Midsummer Musings

With the arrival of the Summer Solstice, I have been thinking a lot about the word “abundance.” Here we find ourselves in the season of more, when everything is in bloom and the days are long and full.

Each year, with midsummer’s arrival, I’m always shocked at how quickly it comes and goes. It’s hard for me to believe that after this date, the days already begin their descent, shortening by just a minute or two before we even reach July.

Pondering this always stings a little. But that’s what got me thinking about the nature of abundance…

Once upon a time, I use to gaze upon this word with longing. Abundance always felt like something just a bit out of reach. Whether it was relating to the amount of paintings I could create, sell, or the money I would make. It was something that I knew existed for me but I couldn’t quite grasp. When I felt I finally caught some, it would slip through my fingers and it was gone once more.

This was before I realized that abundance is merely energy. Something we know about energy is that it can neither be created nor destroyed. It’s something that universally we do not run out of. Rather, it’s transmuted. Alchemized. It is never really gone. It ebbs and flows. It takes on different shapes. Sometimes it looks like inspiration, sometimes it looks like creative flow, and other times, it looks like cash in your hand.

Sometimes it’s as if a water spout was cranked on at full force, while others it’s more like a trickle — drip, drip, dripping ever so slowly. It’s in these moments that I have learned to rest and not push to produce, and when everything is flowing, I get to let myself ride the current down river.

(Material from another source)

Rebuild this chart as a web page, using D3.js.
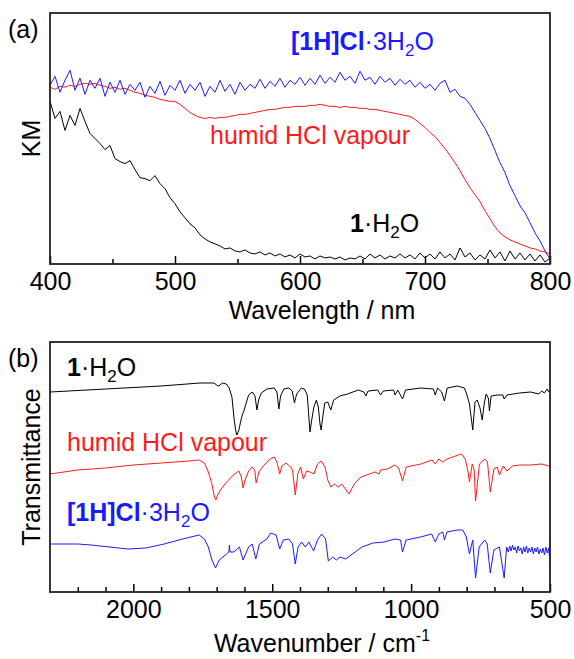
<!DOCTYPE html>
<html>
<head>
<meta charset="utf-8">
<script src="https://cdn.jsdelivr.net/npm/d3@7"></script>
<style>
  body { margin: 0; background: #fff; }
  svg { display: block; font-family: "Liberation Sans", Arial, sans-serif; }
</style>
</head>
<body>
<svg id="chart" width="574" height="659"></svg>
<script>
// ---- (a) diffuse reflectance, Kubelka-Munk, arbitrary units ----
// sampled every 4 nm from 400 to 800 nm
const wavelengths = d3.range(400, 801, 4);

const kmBlack = [
  1.62, 1.45, 1.52, 1.33, 1.48, 1.38, 1.55, 1.42, 1.30, 1.25,
  1.20, 1.14, 1.18, 1.05, 1.02, 1.00, 1.03, 0.94, 0.86, 0.85,
  0.83, 0.88, 0.80, 0.75, 0.66, 0.60, 0.52, 0.46, 0.40, 0.36,
  0.29, 0.25, 0.22, 0.20, 0.18, 0.15, 0.16, 0.13, 0.12, 0.14,
  0.11, 0.10, 0.12, 0.09, 0.11, 0.08, 0.10, 0.07, 0.09, 0.06,
  0.10, 0.07, 0.08, 0.05, 0.08, 0.06, 0.07, 0.05, 0.07, 0.04,
  0.06, 0.05, 0.08, 0.05, 0.10, 0.06, 0.09, 0.05, 0.08, 0.06,
  0.10, 0.06, 0.09, 0.05, 0.11, 0.06, 0.10, 0.05, 0.12, 0.06,
  0.10, 0.04, 0.16, 0.07, 0.11, 0.04, 0.09, 0.05, 0.14, 0.06,
  0.12, 0.03, 0.13, 0.05, 0.11, 0.04, 0.10, 0.03, 0.09, 0.02,
  0.06
];

const kmRed = [
  1.76, 1.74, 1.77, 1.76, 1.78, 1.77, 1.79, 1.80, 1.79, 1.80,
  1.78, 1.77, 1.75, 1.76, 1.74, 1.75, 1.73, 1.71, 1.70, 1.68,
  1.67, 1.66, 1.64, 1.63, 1.62, 1.62, 1.59, 1.55, 1.51, 1.48,
  1.46, 1.45, 1.46, 1.45, 1.46, 1.46, 1.47, 1.48, 1.49, 1.49,
  1.50, 1.51, 1.52, 1.53, 1.54, 1.54, 1.55, 1.56, 1.56, 1.57,
  1.57, 1.57, 1.58, 1.58, 1.59, 1.58, 1.57, 1.57, 1.56, 1.57,
  1.56, 1.56, 1.55, 1.55, 1.54, 1.54, 1.53, 1.52, 1.51, 1.50,
  1.49, 1.48, 1.47, 1.44, 1.40, 1.36, 1.31, 1.27, 1.21, 1.15,
  1.08, 1.01, 0.93, 0.84, 0.76, 0.69, 0.62, 0.53, 0.45, 0.37,
  0.31, 0.27, 0.24, 0.22, 0.20, 0.18, 0.16, 0.15, 0.13, 0.12,
  0.10
];

const kmBlue = [
  1.78, 1.87, 1.71, 1.83, 1.93, 1.73, 1.85, 1.69, 1.83, 1.75,
  1.85, 1.67, 1.81, 1.71, 1.83, 1.69, 1.79, 1.73, 1.81, 1.66,
  1.77, 1.70, 1.82, 1.68, 1.78, 1.73, 1.83, 1.70, 1.79, 1.73,
  1.81, 1.67, 1.77, 1.71, 1.83, 1.72, 1.79, 1.69, 1.81, 1.73,
  1.79, 1.75, 1.84, 1.75, 1.82, 1.77, 1.85, 1.76, 1.83, 1.79,
  1.86, 1.78, 1.85, 1.79, 1.88, 1.80, 1.86, 1.81, 1.91, 1.83,
  1.87, 1.80, 1.92, 1.83, 1.86, 1.79, 1.87, 1.81, 1.85, 1.78,
  1.84, 1.79, 1.83, 1.76, 1.81, 1.75, 1.79, 1.73, 1.80, 1.83,
  1.71, 1.74, 1.67, 1.65, 1.59, 1.51, 1.43, 1.35, 1.25, 1.13,
  1.01, 0.91, 0.78, 0.68, 0.58, 0.51, 0.41, 0.31, 0.23, 0.13,
  0.05
];

// ---- (b) IR spectra, [wavenumber, transmittance (offset, a.u.)] ----
const irBlack = [
  [2300, 2.00], [2100, 2.03], [1900, 2.06], [1760, 2.09], [1710, 2.09], [1700, 2.07],
  [1692, 2.06], [1680, 2.09], [1665, 2.08], [1655, 2.04], [1645, 1.95], [1638, 1.75],
  [1632, 1.62], [1627, 1.57], [1620, 1.62], [1614, 1.70], [1607, 1.78], [1603, 1.80],
  [1598, 1.85], [1585, 1.97], [1572, 2.00], [1562, 1.96], [1555, 1.82], [1549, 1.92],
  [1539, 1.99], [1519, 2.03], [1493, 2.04], [1483, 2.00], [1476, 1.83], [1470, 1.96],
  [1458, 2.03], [1440, 2.04], [1428, 2.01], [1420, 1.89], [1412, 1.98], [1395, 2.04],
  [1384, 2.03], [1374, 1.97], [1368, 1.75], [1364, 1.60], [1359, 1.70], [1350, 1.85],
  [1341, 1.92], [1334, 1.85], [1328, 1.68], [1324, 1.62], [1318, 1.75], [1311, 1.89],
  [1300, 1.90], [1289, 1.82], [1279, 1.92], [1256, 1.96], [1229, 1.98], [1190, 2.02],
  [1170, 2.00], [1163, 1.96], [1155, 2.01], [1120, 2.02], [1110, 1.97], [1100, 2.01],
  [1063, 2.02], [1058, 1.97], [1048, 2.02], [1031, 1.93], [1020, 2.02], [965, 2.04],
  [920, 2.03], [913, 1.97], [905, 2.04], [890, 2.00], [880, 1.91], [870, 2.04],
  [834, 2.06], [808, 2.04], [800, 1.98], [790, 1.88], [778, 1.62], [770, 1.90],
  [762, 1.92], [752, 1.84], [744, 1.72], [737, 1.88], [730, 1.98], [722, 1.94],
  [718, 1.81], [712, 1.96], [690, 1.97], [670, 1.97], [665, 1.93], [655, 1.97],
  [610, 1.99], [570, 2.00], [540, 1.98], [530, 2.01], [520, 1.99], [510, 2.03],
  [504, 2.00], [500, 2.01]
];

const irRed = [
  [2300, 1.18], [2200, 1.22], [2100, 1.24], [2000, 1.27], [1900, 1.29], [1800, 1.31],
  [1763, 1.32], [1744, 1.29], [1730, 1.20], [1718, 1.09], [1708, 0.95], [1703, 0.92],
  [1695, 0.98], [1684, 1.03], [1664, 1.10], [1640, 1.17], [1620, 1.21], [1611, 1.15],
  [1605, 1.04], [1598, 1.12], [1585, 1.21], [1572, 1.25], [1563, 1.22], [1558, 1.09],
  [1548, 1.20], [1526, 1.28], [1507, 1.33], [1493, 1.35], [1483, 1.30], [1473, 1.18],
  [1465, 1.26], [1450, 1.29], [1434, 1.25], [1427, 1.22], [1417, 0.97], [1408, 1.18],
  [1398, 1.25], [1388, 1.13], [1376, 1.21], [1364, 1.20], [1350, 1.18], [1337, 1.28],
  [1324, 1.31], [1310, 1.25], [1300, 1.12], [1289, 1.05], [1276, 1.08], [1262, 1.05],
  [1250, 1.08], [1223, 0.98], [1205, 1.08], [1180, 1.15], [1150, 1.18], [1130, 1.20],
  [1115, 1.18], [1110, 1.22], [1085, 1.23], [1058, 1.27], [1045, 1.24], [1031, 1.11],
  [1018, 1.25], [965, 1.28], [925, 1.32], [913, 1.28], [900, 1.33], [887, 1.30],
  [870, 1.33], [830, 1.37], [818, 1.38], [805, 1.33], [795, 1.20], [790, 1.10],
  [780, 1.28], [773, 1.22], [768, 0.91], [754, 1.28], [734, 1.33], [725, 1.30],
  [715, 1.00], [702, 1.23], [690, 1.25], [682, 1.17], [668, 1.26], [655, 1.21],
  [635, 1.26], [610, 1.27], [570, 1.27], [530, 1.28], [504, 1.26], [500, 1.26]
];

const irBlue = [
  [2300, 0.48], [2200, 0.48], [2152, 0.47], [2020, 0.43], [1955, 0.44], [1889, 0.48],
  [1823, 0.53], [1763, 0.57], [1744, 0.53], [1730, 0.45], [1717, 0.32], [1704, 0.24],
  [1691, 0.32], [1664, 0.38], [1656, 0.40], [1654, 0.47], [1652, 0.40], [1638, 0.40],
  [1618, 0.45], [1605, 0.32], [1585, 0.45], [1572, 0.48], [1559, 0.33], [1546, 0.48],
  [1519, 0.53], [1506, 0.59], [1486, 0.57], [1473, 0.43], [1460, 0.52], [1440, 0.53],
  [1427, 0.48], [1417, 0.28], [1407, 0.45], [1394, 0.50], [1381, 0.45], [1368, 0.50],
  [1351, 0.41], [1337, 0.52], [1322, 0.58], [1308, 0.53], [1298, 0.31], [1282, 0.35],
  [1269, 0.32], [1256, 0.35], [1236, 0.33], [1216, 0.37], [1177, 0.45], [1137, 0.49],
  [1097, 0.50], [1058, 0.53], [1038, 0.52], [1031, 0.40], [1018, 0.52], [966, 0.55],
  [926, 0.58], [913, 0.50], [900, 0.58], [886, 0.60], [880, 0.52], [871, 0.60],
  [834, 0.62], [814, 0.62], [801, 0.55], [790, 0.38], [778, 0.52], [768, 0.14],
  [755, 0.45], [735, 0.52], [726, 0.48], [715, 0.19], [702, 0.42], [682, 0.45],
  [665, 0.14], [656, 0.45], [650, 0.40], [645, 0.46], [640, 0.41], [635, 0.47],
  [630, 0.42], [625, 0.45], [620, 0.39], [615, 0.46], [610, 0.41], [605, 0.44],
  [600, 0.38], [595, 0.45], [590, 0.40], [585, 0.46], [580, 0.39], [575, 0.44],
  [570, 0.40], [565, 0.45], [560, 0.38], [555, 0.44], [550, 0.40], [545, 0.45],
  [540, 0.38], [535, 0.43], [530, 0.39], [525, 0.44], [520, 0.37], [515, 0.45],
  [510, 0.39], [505, 0.44], [502, 0.36], [501, 0.53], [500, 0.22]
];

// tick values
const kmMajor = [400, 500, 600, 700, 800];
const kmMinor = [450, 550, 650, 750];
const irMajor = [2000, 1500, 1000, 500];
const irMinor = [2200, 2100, 1900, 1800, 1700, 1600, 1400, 1300, 1200, 1100, 900, 800, 700, 600];

const BLACK = "#000000", RED = "#ff1a1a", BLUE = "#1a1aff";
const FS = 25;

const svg = d3.select("#chart");
const left = 50, right = 550;

function addLabel(g, x, y, color, parts) {
    let t = g.append("text").attr("x", x).attr("y", y)
        .attr("fill", color).style("font-size", FS + "px");
    let prevSub = false;
    parts.forEach(function (p) {
        let s = t.append("tspan").text(p.t);
        if (p.b) s.attr("font-weight", "bold");
        if (p.sub) {
            s.style("font-size", "17px").attr("dy", 6);
        } else if (prevSub) {
            s.attr("dy", -6);
        }
        prevSub = !!p.sub;
    });
}

const h2o = [{t: "1", b: true}, {t: "\u00B7"}, {t: "H"}, {t: "2", sub: true}, {t: "O"}];
const hcl = [{t: "humid HCl vapour"}];
const salt = [{t: "[1H]Cl", b: true}, {t: "\u00B7"}, {t: "3H"}, {t: "2", sub: true}, {t: "O"}];

function panel(opts) {
    let g = svg.append("g");
    let x = d3.scaleLinear().domain(opts.xDomain).range([left, right]);
    let y = d3.scaleLinear().domain([0, 2.5]).range([opts.bottom, opts.top]);

    g.append("clipPath").attr("id", opts.id)
        .append("rect").attr("x", left).attr("y", opts.top)
        .attr("width", right - left).attr("height", opts.bottom - opts.top);

    let lines = g.append("g").attr("clip-path", "url(#" + opts.id + ")");
    let line = d3.line().x(d => x(d[0])).y(d => y(d[1]));
    opts.series.forEach(function (s) {
        lines.append("path").datum(s.data)
            .attr("d", line)
            .attr("fill", "none")
            .attr("stroke", s.color)
            .attr("stroke-width", 1)
            .attr("stroke-linejoin", "round");
    });

    // minor + major ticks pointing inward
    let minor = g.append("g").attr("transform", "translate(0," + opts.bottom + ")")
        .call(d3.axisBottom(x).tickValues(opts.minor).tickSize(-5).tickFormat(""));
    let major = g.append("g").attr("transform", "translate(0," + opts.bottom + ")")
        .call(d3.axisBottom(x).tickValues(opts.major).tickSize(-8).tickPadding(8)
            .tickFormat(d3.format("d")));
    [minor, major].forEach(function (a) {
        a.select(".domain").remove();
        a.selectAll("line").attr("stroke", BLACK).attr("stroke-width", 1.5);
    });
    major.selectAll("text")
        .attr("fill", BLACK)
        .style("font-size", FS + "px")
        .style("font-family", "'Liberation Sans', Arial, sans-serif");

    g.append("rect").attr("x", left).attr("y", opts.top)
        .attr("width", right - left).attr("height", opts.bottom - opts.top)
        .attr("fill", "none").attr("stroke", "#222").attr("stroke-width", 1.8);

    // panel letter
    g.append("text").attr("x", 8).attr("y", opts.top + 25)
        .style("font-size", FS + "px").text(opts.letter);

    // y title
    g.append("text")
        .attr("transform", "translate(40," + ((opts.top + opts.bottom) / 2) + ") rotate(-90)")
        .attr("text-anchor", "middle")
        .style("font-size", FS + "px")
        .text(opts.yTitle);

    // x title
    let xt = g.append("text").attr("x", 322).attr("y", opts.bottom + opts.titleGap)
        .attr("text-anchor", "middle").style("font-size", FS + "px");
    xt.append("tspan").text(opts.xTitle);
    if (opts.xSup) {
        xt.append("tspan").text(opts.xSup).style("font-size", "16px").attr("dy", -11);
    }

    opts.labels.forEach(function (l) {
        addLabel(g, l.x, l.y, l.color, l.parts);
    });
}

panel({
    id: "clipA", letter: "(a)", top: 13, bottom: 264, titleGap: 55,
    xDomain: [400, 800], major: kmMajor, minor: kmMinor,
    yTitle: "KM", xTitle: "Wavelength / nm",
    series: [
        {data: wavelengths.map((w, i) => [w, kmBlack[i]]), color: BLACK},
        {data: wavelengths.map((w, i) => [w, kmRed[i]]), color: RED},
        {data: wavelengths.map((w, i) => [w, kmBlue[i]]), color: BLUE}
    ],
    labels: [
        {x: 291, y: 50, color: BLUE, parts: salt},
        {x: 210, y: 144, color: RED, parts: hcl},
        {x: 350, y: 232, color: BLACK, parts: h2o}
    ]
});

panel({
    id: "clipB", letter: "(b)", top: 342, bottom: 592, titleGap: 60,
    xDomain: [2300, 500], major: irMajor, minor: irMinor,
    yTitle: "Transmittance", xTitle: "Wavenumber / cm", xSup: "-1",
    series: [
        {data: irBlack, color: BLACK},
        {data: irRed, color: RED},
        {data: irBlue, color: BLUE}
    ],
    labels: [
        {x: 67, y: 376, color: BLACK, parts: h2o},
        {x: 67, y: 451, color: RED, parts: hcl},
        {x: 67, y: 521, color: BLUE, parts: salt}
    ]
});
</script>
</body>
</html>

I think the key to understanding abundance is knowing this, that its very nature is to change. I can’t crank on the water spigot if the well is dry. Sometimes I have to wait for it to be restocked with rest, or redirect the flow by finding somewhere else to put my energy, because maybe I’m putting it somewhere that doesn’t serve me.

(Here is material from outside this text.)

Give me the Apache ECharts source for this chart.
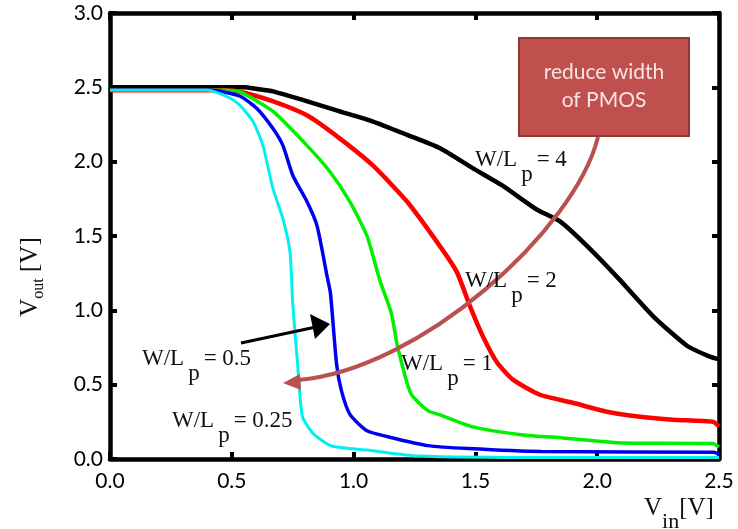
<!DOCTYPE html>
<html>
<head>
<meta charset="utf-8">
<script src="https://cdn.jsdelivr.net/npm/echarts@6/dist/echarts.min.js"></script>
<style>html,body{margin:0;padding:0;background:#fff;}#c{width:738px;height:529px;}</style>
</head>
<body>
<div id="c"></div>
<script>
// W/L = 4 (black)
const x4 = [0, 0.55, 0.6, 0.67, 0.8, 0.94, 1.08, 1.22, 1.355, 1.49, 1.61, 1.75, 1.85, 1.96, 2.09, 2.23, 2.37, 2.46, 2.5];
const y4 = [2.5, 2.5, 2.49, 2.473, 2.41, 2.34, 2.27, 2.18, 2.09, 1.955, 1.84, 1.68, 1.595, 1.43, 1.21, 0.96, 0.76, 0.69, 0.67];
// W/L = 2 (red)
const x2 = [0, 0.48, 0.534, 0.67, 0.81, 0.944, 1.08, 1.22, 1.355, 1.424, 1.478, 1.531, 1.589, 1.654, 1.765, 1.9, 2.04, 2.176, 2.31, 2.475, 2.5];
const y2 = [2.48, 2.48, 2.47, 2.405, 2.31, 2.155, 1.973, 1.73, 1.43, 1.257, 1.027, 0.824, 0.649, 0.534, 0.432, 0.378, 0.318, 0.284, 0.264, 0.25, 0.22];
// W/L = 1 (green)
const x1 = [0, 0.47, 0.534, 0.669, 0.809, 0.903, 0.985, 1.055, 1.108, 1.155, 1.18, 1.235, 1.305, 1.355, 1.49, 1.695, 1.86, 2.106, 2.475, 2.5];
const y1 = [2.48, 2.48, 2.47, 2.338, 2.108, 1.932, 1.73, 1.50, 1.20, 0.98, 0.76, 0.44, 0.325, 0.297, 0.216, 0.162, 0.142, 0.108, 0.105, 0.08];
// W/L = 0.5 (blue)
const x05 = [0, 0.42, 0.534, 0.603, 0.669, 0.71, 0.751, 0.809, 0.85, 0.891, 0.905, 0.93, 0.95, 0.985, 1.055, 1.14, 1.305, 1.47, 1.77, 2.48, 2.5];
const y05 = [2.48, 2.48, 2.44, 2.358, 2.223, 2.108, 1.905, 1.73, 1.568, 1.23, 1.115, 0.64, 0.46, 0.30, 0.19, 0.15, 0.09, 0.07, 0.05, 0.045, 0.03];
// W/L = 0.25 (cyan)
const x025 = [0, 0.40, 0.49, 0.534, 0.587, 0.628, 0.669, 0.71, 0.739, 0.75, 0.77, 0.79, 0.835, 0.905, 0.985, 1.055, 1.265, 1.81, 2.5];
const y025 = [2.48, 2.48, 2.43, 2.378, 2.27, 2.108, 1.818, 1.615, 1.392, 1.05, 0.64, 0.285, 0.17, 0.09, 0.07, 0.06, 0.02, 0.01, 0.01];

const xTicks = [0, 0.5, 1.0, 1.5, 2.0, 2.5];
const yTicks = [0, 0.5, 1.0, 1.5, 2.0, 2.5, 3.0];

const pairs = (xs, ys) => xs.map((x, i) => [x, ys[i]]);

const chart = echarts.init(document.getElementById('c'), null, {renderer: 'canvas'});
const labelFont = 'Lato, "Open Sans", sans-serif';
const serif = '"Liberation Serif", "DejaVu Serif", serif';

function mkSeries(data, color, width) {
  return {type: 'line', data: data, symbol: 'none', smooth: 0.2,
    lineStyle: {color: color, width: width}, animation: false, z: 3};
}

const axisLineStyle = {color: '#000', width: 4.5};
const tickStyle = {show: true, inside: true, length: 7, lineStyle: {color: '#000', width: 4}};

function annot(x, y, val) {
  return {type: 'text', x: x, y: y, z: 10,
    style: {text: '{a|W/L}{b|p}{a|= ' + val + '}', verticalAlign: 'middle', align: 'left',
      rich: {a: {fontFamily: serif, fontSize: 23, fill: '#111'},
             b: {fontFamily: serif, fontSize: 23, fill: '#111', padding: [30, 4, 0, 4]}}}};
}

chart.setOption({
  animation: false,
  backgroundColor: '#fff',
  grid: {left: 110, right: 19, top: 13, bottom: 70, show: false},
  xAxis: [
    {type: 'value', min: 0, max: 2.5, interval: 0.5, position: 'bottom',
     axisLine: {show: true, onZero: false, lineStyle: axisLineStyle},
     axisTick: tickStyle, splitLine: {show: false},
     axisLabel: {fontSize: 21, color: '#000', fontFamily: labelFont, margin: 12,
       formatter: v => v.toFixed(1)}},
    {type: 'value', min: 0, max: 2.5, interval: 0.5, position: 'top',
     axisLine: {show: true, onZero: false, lineStyle: axisLineStyle},
     axisTick: tickStyle, splitLine: {show: false}, axisLabel: {show: false}}
  ],
  yAxis: [
    {type: 'value', min: 0, max: 3.0, interval: 0.5, position: 'left',
     axisLine: {show: true, onZero: false, lineStyle: axisLineStyle},
     axisTick: tickStyle, splitLine: {show: false},
     axisLabel: {fontSize: 21, color: '#000', fontFamily: labelFont, margin: 7,
       padding: [11, 0, 0, 0], formatter: v => v.toFixed(1)}},
    {type: 'value', min: 0, max: 3.0, interval: 0.5, position: 'right',
     axisLine: {show: true, onZero: false, lineStyle: axisLineStyle},
     axisTick: tickStyle, splitLine: {show: false}, axisLabel: {show: false}}
  ],
  series: [
    mkSeries(pairs(x4, y4), '#000000', 4.5),
    mkSeries(pairs(x2, y2), '#FF0000', 4.5),
    mkSeries(pairs(x1, y1), '#00F000', 3.5),
    mkSeries(pairs(x05, y05), '#0000F0', 3.5),
    mkSeries(pairs(x025, y025), '#00F0F0', 3)
  ],
  graphic: [
    // y-axis title
    {type: 'text', x: 30, y: 277, rotation: Math.PI / 2, z: 10,
     style: {text: '{v|V}{s|out}{v| [V]}', align: 'center', verticalAlign: 'middle',
       rich: {v: {fontFamily: serif, fontSize: 25, fill: '#111'},
              s: {fontFamily: serif, fontSize: 16, fill: '#111', padding: [18, 0, 0, 0]}}}},
    // x-axis title
    {type: 'text', x: 644, y: 508, z: 10,
     style: {text: '{v|V}{s|in}{v|[V]}', align: 'left', verticalAlign: 'middle',
       rich: {v: {fontFamily: serif, fontSize: 25, fill: '#111'},
              s: {fontFamily: serif, fontSize: 22, fill: '#111', padding: [28, 0, 0, 0]}}}},
    annot(475, 160, '4'),
    annot(465, 281, '2'),
    annot(401, 364, '1'),
    annot(142, 359, '0.5'),
    annot(172, 421, '0.25'),
    // curved red arrow
    {type: 'bezierCurve', z: 8,
     shape: {x1: 598, y1: 137, cpx1: 575, cpy1: 230, cpx2: 420, cpy2: 370, x2: 298, y2: 380},
     style: {stroke: '#B9524F', lineWidth: 4, fill: null}},
    {type: 'polygon', z: 8,
     shape: {points: [[283, 383], [300, 374], [301, 390]]},
     style: {fill: '#B9524F'}},
    // black arrow
    {type: 'line', z: 8, shape: {x1: 241, y1: 343, x2: 316, y2: 327},
     style: {stroke: '#000', lineWidth: 3}},
    {type: 'polygon', z: 8,
     shape: {points: [[330, 324], [310, 314], [315, 339]]},
     style: {fill: '#000'}},
    // box
    {type: 'rect', z: 9, shape: {x: 519, y: 38, width: 170, height: 98},
     style: {fill: '#C0504D', stroke: '#8C3A38', lineWidth: 2}},
    {type: 'text', x: 604, y: 86, z: 10,
     style: {text: 'reduce width\nof PMOS', align: 'center', verticalAlign: 'middle',
       fontFamily: labelFont, fontSize: 21, lineHeight: 28, fill: '#F7E4E3'}}
  ]
});
</script>
</body>
</html>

This is when I was hit all at once at how simple it truly is. If we live in an ever-changing, ever-moving world, all we really have is now. If I’m holding an abundant moment in my hands, the point is not to keep it forever, the point is to just hold it while I have it. To let the creative current take me away. Undoubtedly, there will be a time where the riverbed needs rain to fill her back up to flow once more. But the beauty of that is this — the rain always returns.